Kirkus Reviews QR Code
THE SHADOW OF THE SUN by Ryszard Kapuscinski Kirkus Star

THE SHADOW OF THE SUN

by Ryszard Kapuscinski & translated by Klara Glowczewska

Pub Date: April 24th, 2001
ISBN: 0-679-45491-8
Publisher: Knopf

A wrenching, poignant portrait of Africa and Africans by a Polish journalist who first visited the continent in 1957.

Kapuscinski (Imperium, 1994, etc.) displays uncommon courage and compassion in this account of his half-century of experiences in Africa. He begins with this observation: “The continent is too large to describe. It is a veritable ocean, a separate planet, a varied, immensely rich cosmos.” Yet he succeeds. The volume has a loose chronology (starting with Ghana’s independence in the mid-1950s, ending on a dark Christmas Eve in the 1990s when a wild elephant disrupts an outdoor party), but Kapuscinski’s observations are not bound by time: He allows his prose to flow freely through decades and across boundaries of place and culture. Deftly, he employs the keen edge of anecdote to make his incisions in the ignorance and complacency of the rest of the world. He is a superior teacher. We learn about an African conception of time: “Time appears as a result of our actions, and vanishes when we neglect or ignore it.” We learn that wildlife includes not only elephants and lions (it is only the old, slow ones that will deign to eat humans) but also the myriads of plants and insects that have no names. (One night he shares a room with roaches the size of small turtles.) We see the unspeakable poverty (a woman cries in the street: someone has stolen her only possession, a bowl) and experience violence so barbarous as to make one ashamed of humanity.
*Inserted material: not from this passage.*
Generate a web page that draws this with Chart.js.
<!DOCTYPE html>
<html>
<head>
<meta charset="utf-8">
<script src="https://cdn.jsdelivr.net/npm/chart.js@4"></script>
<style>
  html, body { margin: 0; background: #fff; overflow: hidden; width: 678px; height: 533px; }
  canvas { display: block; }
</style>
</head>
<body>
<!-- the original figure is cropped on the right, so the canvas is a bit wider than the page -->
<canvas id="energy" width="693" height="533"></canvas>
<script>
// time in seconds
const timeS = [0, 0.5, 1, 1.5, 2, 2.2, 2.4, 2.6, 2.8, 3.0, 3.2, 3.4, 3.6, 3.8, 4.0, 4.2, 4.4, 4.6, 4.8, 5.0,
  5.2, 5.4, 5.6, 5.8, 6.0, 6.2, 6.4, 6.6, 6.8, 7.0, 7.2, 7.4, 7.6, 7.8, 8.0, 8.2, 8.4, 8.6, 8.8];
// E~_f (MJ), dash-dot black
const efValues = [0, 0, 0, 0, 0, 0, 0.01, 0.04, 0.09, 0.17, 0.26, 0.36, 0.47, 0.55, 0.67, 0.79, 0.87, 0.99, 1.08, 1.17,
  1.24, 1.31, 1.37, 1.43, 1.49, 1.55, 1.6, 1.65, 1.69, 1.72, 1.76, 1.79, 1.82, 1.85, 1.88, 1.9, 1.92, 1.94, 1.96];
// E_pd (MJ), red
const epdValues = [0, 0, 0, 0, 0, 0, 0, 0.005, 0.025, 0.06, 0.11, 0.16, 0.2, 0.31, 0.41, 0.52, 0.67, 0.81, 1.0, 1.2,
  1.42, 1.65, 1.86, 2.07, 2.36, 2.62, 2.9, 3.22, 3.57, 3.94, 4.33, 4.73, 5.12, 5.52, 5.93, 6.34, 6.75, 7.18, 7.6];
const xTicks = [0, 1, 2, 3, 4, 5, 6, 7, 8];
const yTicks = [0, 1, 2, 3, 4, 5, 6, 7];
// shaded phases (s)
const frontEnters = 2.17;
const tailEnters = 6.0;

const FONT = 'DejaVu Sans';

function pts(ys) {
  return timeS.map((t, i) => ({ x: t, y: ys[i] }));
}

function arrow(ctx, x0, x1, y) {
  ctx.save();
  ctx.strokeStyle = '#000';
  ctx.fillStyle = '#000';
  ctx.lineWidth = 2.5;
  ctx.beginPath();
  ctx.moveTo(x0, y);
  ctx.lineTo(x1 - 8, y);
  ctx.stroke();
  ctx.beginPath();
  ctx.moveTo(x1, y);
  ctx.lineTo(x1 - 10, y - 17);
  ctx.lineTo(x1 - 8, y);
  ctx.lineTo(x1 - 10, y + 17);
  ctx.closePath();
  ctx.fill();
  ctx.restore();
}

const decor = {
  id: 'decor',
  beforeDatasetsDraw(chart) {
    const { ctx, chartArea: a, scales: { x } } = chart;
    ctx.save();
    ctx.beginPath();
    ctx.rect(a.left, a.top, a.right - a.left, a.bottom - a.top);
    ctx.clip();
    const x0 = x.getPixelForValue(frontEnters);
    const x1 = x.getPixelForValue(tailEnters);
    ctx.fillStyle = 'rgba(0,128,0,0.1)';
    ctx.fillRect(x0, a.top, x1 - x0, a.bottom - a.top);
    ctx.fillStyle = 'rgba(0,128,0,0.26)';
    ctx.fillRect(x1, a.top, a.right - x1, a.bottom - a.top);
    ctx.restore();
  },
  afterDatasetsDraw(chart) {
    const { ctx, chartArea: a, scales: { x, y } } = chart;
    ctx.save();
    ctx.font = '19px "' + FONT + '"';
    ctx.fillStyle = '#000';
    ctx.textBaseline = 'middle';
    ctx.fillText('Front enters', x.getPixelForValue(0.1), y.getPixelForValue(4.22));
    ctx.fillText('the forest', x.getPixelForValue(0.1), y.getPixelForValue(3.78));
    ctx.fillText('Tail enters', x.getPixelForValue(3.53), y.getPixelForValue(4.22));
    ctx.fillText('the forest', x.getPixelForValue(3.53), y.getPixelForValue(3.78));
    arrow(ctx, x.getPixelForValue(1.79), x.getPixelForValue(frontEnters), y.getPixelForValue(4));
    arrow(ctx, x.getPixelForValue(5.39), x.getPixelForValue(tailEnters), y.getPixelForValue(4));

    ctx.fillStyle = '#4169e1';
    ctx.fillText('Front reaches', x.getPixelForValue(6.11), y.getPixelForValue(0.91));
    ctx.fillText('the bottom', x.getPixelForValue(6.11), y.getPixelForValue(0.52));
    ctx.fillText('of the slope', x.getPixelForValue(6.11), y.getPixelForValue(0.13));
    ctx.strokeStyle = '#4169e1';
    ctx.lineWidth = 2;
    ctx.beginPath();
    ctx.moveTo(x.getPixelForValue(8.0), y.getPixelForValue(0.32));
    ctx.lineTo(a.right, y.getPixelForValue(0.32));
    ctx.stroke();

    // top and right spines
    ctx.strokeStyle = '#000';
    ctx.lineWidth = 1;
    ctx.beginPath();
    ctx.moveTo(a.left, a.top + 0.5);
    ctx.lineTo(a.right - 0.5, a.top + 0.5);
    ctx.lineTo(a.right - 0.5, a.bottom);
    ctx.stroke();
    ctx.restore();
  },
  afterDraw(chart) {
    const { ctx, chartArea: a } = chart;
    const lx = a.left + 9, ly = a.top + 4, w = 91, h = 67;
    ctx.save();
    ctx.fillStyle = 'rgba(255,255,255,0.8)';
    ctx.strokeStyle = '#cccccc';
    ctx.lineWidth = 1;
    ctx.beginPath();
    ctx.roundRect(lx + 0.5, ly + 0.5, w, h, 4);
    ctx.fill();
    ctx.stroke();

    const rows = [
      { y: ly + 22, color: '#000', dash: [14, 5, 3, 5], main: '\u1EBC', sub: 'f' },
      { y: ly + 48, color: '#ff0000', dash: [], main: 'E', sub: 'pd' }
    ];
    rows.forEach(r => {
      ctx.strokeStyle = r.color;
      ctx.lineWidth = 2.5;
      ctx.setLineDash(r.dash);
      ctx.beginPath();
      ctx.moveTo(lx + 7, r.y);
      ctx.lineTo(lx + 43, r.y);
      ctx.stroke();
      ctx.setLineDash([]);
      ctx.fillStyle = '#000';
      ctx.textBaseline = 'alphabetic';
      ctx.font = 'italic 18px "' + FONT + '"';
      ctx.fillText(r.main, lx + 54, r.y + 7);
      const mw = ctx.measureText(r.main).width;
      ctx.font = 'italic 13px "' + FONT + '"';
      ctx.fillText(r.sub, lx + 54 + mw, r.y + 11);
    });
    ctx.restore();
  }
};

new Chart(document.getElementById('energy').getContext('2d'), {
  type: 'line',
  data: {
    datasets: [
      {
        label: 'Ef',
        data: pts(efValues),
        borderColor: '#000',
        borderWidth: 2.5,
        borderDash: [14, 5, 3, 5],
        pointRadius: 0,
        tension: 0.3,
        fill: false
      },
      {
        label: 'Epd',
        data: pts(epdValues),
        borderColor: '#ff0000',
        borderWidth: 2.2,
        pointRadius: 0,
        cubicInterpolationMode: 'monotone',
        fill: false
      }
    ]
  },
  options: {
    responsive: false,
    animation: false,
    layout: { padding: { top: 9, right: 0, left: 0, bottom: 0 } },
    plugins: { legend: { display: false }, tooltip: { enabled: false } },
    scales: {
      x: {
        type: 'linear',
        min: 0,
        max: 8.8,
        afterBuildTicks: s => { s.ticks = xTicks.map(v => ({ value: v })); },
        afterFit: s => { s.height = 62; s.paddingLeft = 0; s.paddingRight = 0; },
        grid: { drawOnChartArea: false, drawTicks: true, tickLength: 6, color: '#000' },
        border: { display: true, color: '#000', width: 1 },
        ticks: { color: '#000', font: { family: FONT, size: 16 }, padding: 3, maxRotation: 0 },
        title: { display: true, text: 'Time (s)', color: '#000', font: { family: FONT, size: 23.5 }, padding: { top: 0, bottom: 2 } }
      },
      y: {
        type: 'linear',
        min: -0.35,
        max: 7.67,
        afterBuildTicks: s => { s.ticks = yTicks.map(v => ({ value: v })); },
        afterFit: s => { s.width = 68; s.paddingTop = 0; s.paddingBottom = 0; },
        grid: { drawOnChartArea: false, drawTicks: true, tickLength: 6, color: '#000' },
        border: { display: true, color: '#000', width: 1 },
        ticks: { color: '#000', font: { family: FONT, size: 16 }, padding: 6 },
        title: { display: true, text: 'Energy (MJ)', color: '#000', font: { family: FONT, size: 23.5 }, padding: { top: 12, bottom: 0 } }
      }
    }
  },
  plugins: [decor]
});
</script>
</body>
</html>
His chapter on Rwanda—clear, unbearable in intensity—is a small masterpiece. Kapuscinski does not neglect the beautiful, the miraculous. He describes a visit to central Ethiopia where 11 medieval churches were built below ground level. He provides lyrical descriptions of mountains and plains—and of heat so intense that it causes minds to retreat into stupor.

A book of many wonders, of unfathomable sadness, of intense quiet and quick violence, of greed and grandeur, of illuminations blindingly bright.